Quote every line below exactly and skip any picture.

(Source code of charts)
◆ ◆ ◆ ◆ ◆ ◆ ◆

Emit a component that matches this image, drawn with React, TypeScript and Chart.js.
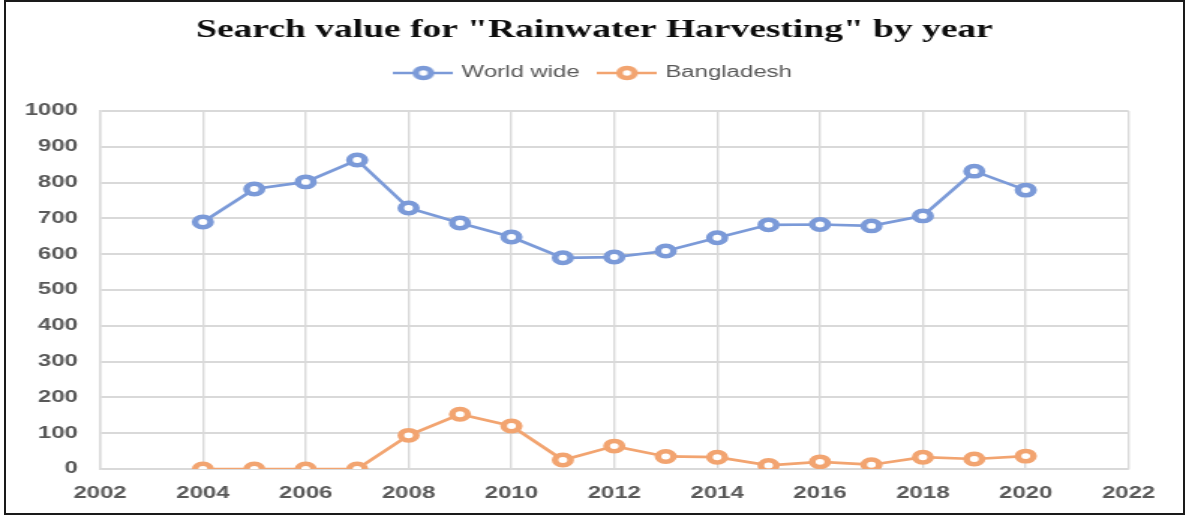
import React, { useEffect, useRef } from 'react';
import { Chart, registerables } from 'chart.js';

Chart.register(...registerables);

// ---- data ----
const years = [2004, 2005, 2006, 2007, 2008, 2009, 2010, 2011, 2012, 2013, 2014, 2015, 2016, 2017, 2018, 2019, 2020];
const worldWide = [690, 782, 802, 863, 729, 687, 648, 590, 592, 609, 646, 682, 683, 679, 707, 832, 779];
const bangladesh = [0, 0, 0, 0, 94, 153, 120, 25, 64, 35, 33, 10, 20, 12, 33, 28, 36];
const xTickValues = [2002, 2004, 2006, 2008, 2010, 2012, 2014, 2016, 2018, 2020, 2022];
const yTickValues = [0, 100, 200, 300, 400, 500, 600, 700, 800, 900, 1000];
const titleText = 'Search value for "Rainwater Harvesting" by year';
const seriesNames = ['World wide', 'Bangladesh'];
const seriesColors = ['#7b9ad8', '#f2a470'];

// ---- layout (logical canvas is stretched horizontally to the page width) ----
const W = 793;
const H = 517;
const SX = 1189 / W;
const LEGEND_EXTRA = 20;
const ICON_W = 40;

function legendIcon(color: string): HTMLCanvasElement {
  const c = document.createElement('canvas');
  c.width = ICON_W;
  c.height = 16;
  const g = c.getContext('2d')!;
  g.strokeStyle = color;
  g.lineWidth = 2.5;
  g.beginPath();
  g.moveTo(0, 8);
  g.lineTo(ICON_W, 8);
  g.stroke();
  g.beginPath();
  g.arc(ICON_W / 2, 8, 5, 0, Math.PI * 2);
  g.fillStyle = '#ffffff';
  g.fill();
  g.lineWidth = 4.5;
  g.stroke();
  return c;
}

const legendSpacer = {
  id: 'legendSpacer',
  beforeUpdate(chart: any) {
    const lg = chart.legend;
    if (lg && !lg.__patched) {
      const orig = lg.fit;
      lg.fit = function (this: any) {
        orig.call(this);
        this.height += LEGEND_EXTRA;
      };
      lg.__patched = true;
    }
  },
};

const tickFont = { family: '"Liberation Sans", sans-serif', size: 16, weight: 'bold' as const };

export default function App() {
  const ref = useRef<HTMLCanvasElement>(null);

  useEffect(() => {
    const icons = seriesColors.map((c) => legendIcon(c));
    const series = [worldWide, bangladesh];
    const chart = new Chart(ref.current!, {
      type: 'line',
      data: {
        datasets: series.map((vals, i) => ({
          label: seriesNames[i],
          data: years.map((y, j) => ({ x: y, y: vals[j] })),
          borderColor: seriesColors[i],
          backgroundColor: seriesColors[i],
          borderWidth: 2.7,
          pointRadius: 5.2,
          pointHoverRadius: 5.2,
          pointBorderWidth: 4.5,
          pointBackgroundColor: '#ffffff',
          pointBorderColor: seriesColors[i],
          tension: 0,
          yAxisID: 'y',
          xAxisID: 'x',
        })),
      },
      options: {
        animation: false,
        responsive: false,
        devicePixelRatio: 1,
        layout: { padding: 0 },
        plugins: {
          title: {
            display: true,
            text: titleText,
            color: '#0d0d0d',
            font: { family: '"Liberation Serif", serif', size: 25, weight: 'bold' },
            padding: { top: 15.6, bottom: 5.4 },
          },
          legend: {
            display: true,
            position: 'top',
            labels: {
              usePointStyle: true,
              pointStyleWidth: 35,
              boxHeight: 16,
              padding: 14,
              color: '#595959',
              font: { family: '"Liberation Sans", sans-serif', size: 16 },
              generateLabels: (ch: any) => {
                const base = (Chart.defaults.plugins.legend.labels as any).generateLabels(ch);
                return base.map((it: any, i: number) => ({ ...it, pointStyle: icons[i] }));
              },
            },
          },
          tooltip: { enabled: false },
        },
        scales: {
          x: {
            type: 'linear',
            min: 2002,
            max: 2022,
            afterBuildTicks: (s: any) => {
              s.ticks = xTickValues.map((v) => ({ value: v }));
            },
            afterFit: (s: any) => {
              s.height = 48;
            },
            grid: { color: '#d9d9d9', lineWidth: 1.4, drawTicks: false },
            border: { color: '#d9d9d9', width: 1.4 },
            ticks: {
              padding: 15,
              color: '#595959',
              font: tickFont,
              callback: (v: any) => String(v),
              maxRotation: 0,
            },
          },
          y: {
            type: 'linear',
            position: 'left',
            min: 0,
            max: 1000,
            afterBuildTicks: (s: any) => {
              s.ticks = yTickValues.map((v) => ({ value: v }));
            },
            afterFit: (s: any) => {
              s.width = 66.7;
            },
            grid: { color: '#d9d9d9', lineWidth: 2, drawTicks: false },
            border: { color: '#d9d9d9', width: 1.4 },
            ticks: {
              padding: 14.7,
              color: '#595959',
              font: tickFont,
              callback: (v: any) => String(v),
            },
          },
          spacerRight: {
            type: 'linear',
            position: 'right',
            display: true,
            min: 0,
            max: 1,
            grid: { display: false, drawTicks: false },
            border: { display: false },
            ticks: { display: false },
            afterFit: (s: any) => {
              s.width = W - 752.7;
            },
          },
        },
      },
      plugins: [legendSpacer],
    } as any);
    return () => chart.destroy();
  }, []);

  return (
    <div style={{ position: 'fixed', left: 0, top: 0, width: 1189, height: 517, background: '#ffffff', overflow: 'hidden' }}>
      <div style={{ position: 'absolute', left: 0, top: 0, width: W, height: H, transform: `scaleX(${SX})`, transformOrigin: '0 0' }}>
        <canvas ref={ref} width={W} height={H} style={{ display: 'block', width: W, height: H }} />
      </div>
      <div
        style={{
          position: 'absolute',
          left: 4,
          top: 0,
          width: 1181,
          height: 515,
          border: '2px solid #1a1a1a',
          boxSizing: 'border-box',
          pointerEvents: 'none',
        }}
      />
    </div>
  );
}
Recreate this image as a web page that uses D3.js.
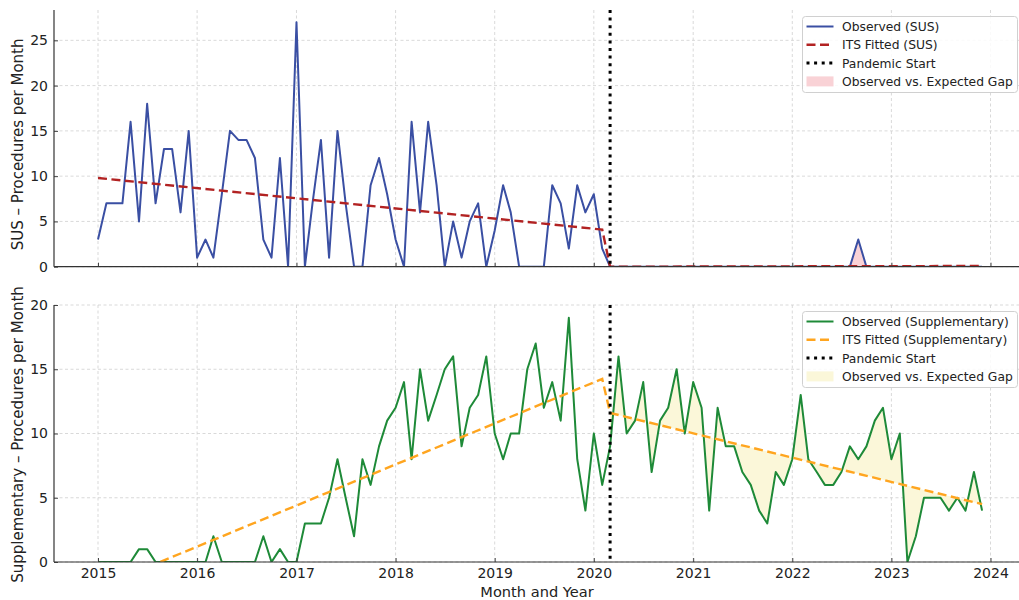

◆ ◆ ◆ ◆ ◆ ◆ ◆

- **Solution below**:
Emit a component that matches this image, drawn with React, TypeScript and Chart.js.
import React, { useEffect, useRef } from 'react';
import { Chart, registerables } from 'chart.js';

Chart.register(...registerables);

// ---- data ----
const years = [2004, 2005, 2006, 2007, 2008, 2009, 2010, 2011, 2012, 2013, 2014, 2015, 2016, 2017, 2018, 2019, 2020];
const worldWide = [690, 782, 802, 863, 729, 687, 648, 590, 592, 609, 646, 682, 683, 679, 707, 832, 779];
const bangladesh = [0, 0, 0, 0, 94, 153, 120, 25, 64, 35, 33, 10, 20, 12, 33, 28, 36];
const xTickValues = [2002, 2004, 2006, 2008, 2010, 2012, 2014, 2016, 2018, 2020, 2022];
const yTickValues = [0, 100, 200, 300, 400, 500, 600, 700, 800, 900, 1000];
const titleText = 'Search value for "Rainwater Harvesting" by year';
const seriesNames = ['World wide', 'Bangladesh'];
const seriesColors = ['#7b9ad8', '#f2a470'];

// ---- layout (logical canvas is stretched horizontally to the page width) ----
const W = 793;
const H = 517;
const SX = 1189 / W;
const LEGEND_EXTRA = 20;
const ICON_W = 40;

function legendIcon(color: string): HTMLCanvasElement {
  const c = document.createElement('canvas');
  c.width = ICON_W;
  c.height = 16;
  const g = c.getContext('2d')!;
  g.strokeStyle = color;
  g.lineWidth = 2.5;
  g.beginPath();
  g.moveTo(0, 8);
  g.lineTo(ICON_W, 8);
  g.stroke();
  g.beginPath();
  g.arc(ICON_W / 2, 8, 5, 0, Math.PI * 2);
  g.fillStyle = '#ffffff';
  g.fill();
  g.lineWidth = 4.5;
  g.stroke();
  return c;
}

const legendSpacer = {
  id: 'legendSpacer',
  beforeUpdate(chart: any) {
    const lg = chart.legend;
    if (lg && !lg.__patched) {
      const orig = lg.fit;
      lg.fit = function (this: any) {
        orig.call(this);
        this.height += LEGEND_EXTRA;
      };
      lg.__patched = true;
    }
  },
};

const tickFont = { family: '"Liberation Sans", sans-serif', size: 16, weight: 'bold' as const };

export default function App() {
  const ref = useRef<HTMLCanvasElement>(null);

  useEffect(() => {
    const icons = seriesColors.map((c) => legendIcon(c));
    const series = [worldWide, bangladesh];
    const chart = new Chart(ref.current!, {
      type: 'line',
      data: {
        datasets: series.map((vals, i) => ({
          label: seriesNames[i],
          data: years.map((y, j) => ({ x: y, y: vals[j] })),
          borderColor: seriesColors[i],
          backgroundColor: seriesColors[i],
          borderWidth: 2.7,
          pointRadius: 5.2,
          pointHoverRadius: 5.2,
          pointBorderWidth: 4.5,
          pointBackgroundColor: '#ffffff',
          pointBorderColor: seriesColors[i],
          tension: 0,
          yAxisID: 'y',
          xAxisID: 'x',
        })),
      },
      options: {
        animation: false,
        responsive: false,
        devicePixelRatio: 1,
        layout: { padding: 0 },
        plugins: {
          title: {
            display: true,
            text: titleText,
            color: '#0d0d0d',
            font: { family: '"Liberation Serif", serif', size: 25, weight: 'bold' },
            padding: { top: 15.6, bottom: 5.4 },
          },
          legend: {
            display: true,
            position: 'top',
            labels: {
              usePointStyle: true,
              pointStyleWidth: 35,
              boxHeight: 16,
              padding: 14,
              color: '#595959',
              font: { family: '"Liberation Sans", sans-serif', size: 16 },
              generateLabels: (ch: any) => {
                const base = (Chart.defaults.plugins.legend.labels as any).generateLabels(ch);
                return base.map((it: any, i: number) => ({ ...it, pointStyle: icons[i] }));
              },
            },
          },
          tooltip: { enabled: false },
        },
        scales: {
          x: {
            type: 'linear',
            min: 2002,
            max: 2022,
            afterBuildTicks: (s: any) => {
              s.ticks = xTickValues.map((v) => ({ value: v }));
            },
            afterFit: (s: any) => {
              s.height = 48;
            },
            grid: { color: '#d9d9d9', lineWidth: 1.4, drawTicks: false },
            border: { color: '#d9d9d9', width: 1.4 },
            ticks: {
              padding: 15,
              color: '#595959',
              font: tickFont,
              callback: (v: any) => String(v),
              maxRotation: 0,
            },
          },
          y: {
            type: 'linear',
            position: 'left',
            min: 0,
            max: 1000,
            afterBuildTicks: (s: any) => {
              s.ticks = yTickValues.map((v) => ({ value: v }));
            },
            afterFit: (s: any) => {
              s.width = 66.7;
            },
            grid: { color: '#d9d9d9', lineWidth: 2, drawTicks: false },
            border: { color: '#d9d9d9', width: 1.4 },
            ticks: {
              padding: 14.7,
              color: '#595959',
              font: tickFont,
              callback: (v: any) => String(v),
            },
          },
          spacerRight: {
            type: 'linear',
            position: 'right',
            display: true,
            min: 0,
            max: 1,
            grid: { display: false, drawTicks: false },
            border: { display: false },
            ticks: { display: false },
            afterFit: (s: any) => {
              s.width = W - 752.7;
            },
          },
        },
      },
      plugins: [legendSpacer],
    } as any);
    return () => chart.destroy();
  }, []);

  return (
    <div style={{ position: 'fixed', left: 0, top: 0, width: 1189, height: 517, background: '#ffffff', overflow: 'hidden' }}>
      <div style={{ position: 'absolute', left: 0, top: 0, width: W, height: H, transform: `scaleX(${SX})`, transformOrigin: '0 0' }}>
        <canvas ref={ref} width={W} height={H} style={{ display: 'block', width: W, height: H }} />
      </div>
      <div
        style={{
          position: 'absolute',
          left: 4,
          top: 0,
          width: 1181,
          height: 515,
          border: '2px solid #1a1a1a',
          boxSizing: 'border-box',
          pointerEvents: 'none',
        }}
      />
    </div>
  );
}
Recreate this image as a web page that uses D3.js.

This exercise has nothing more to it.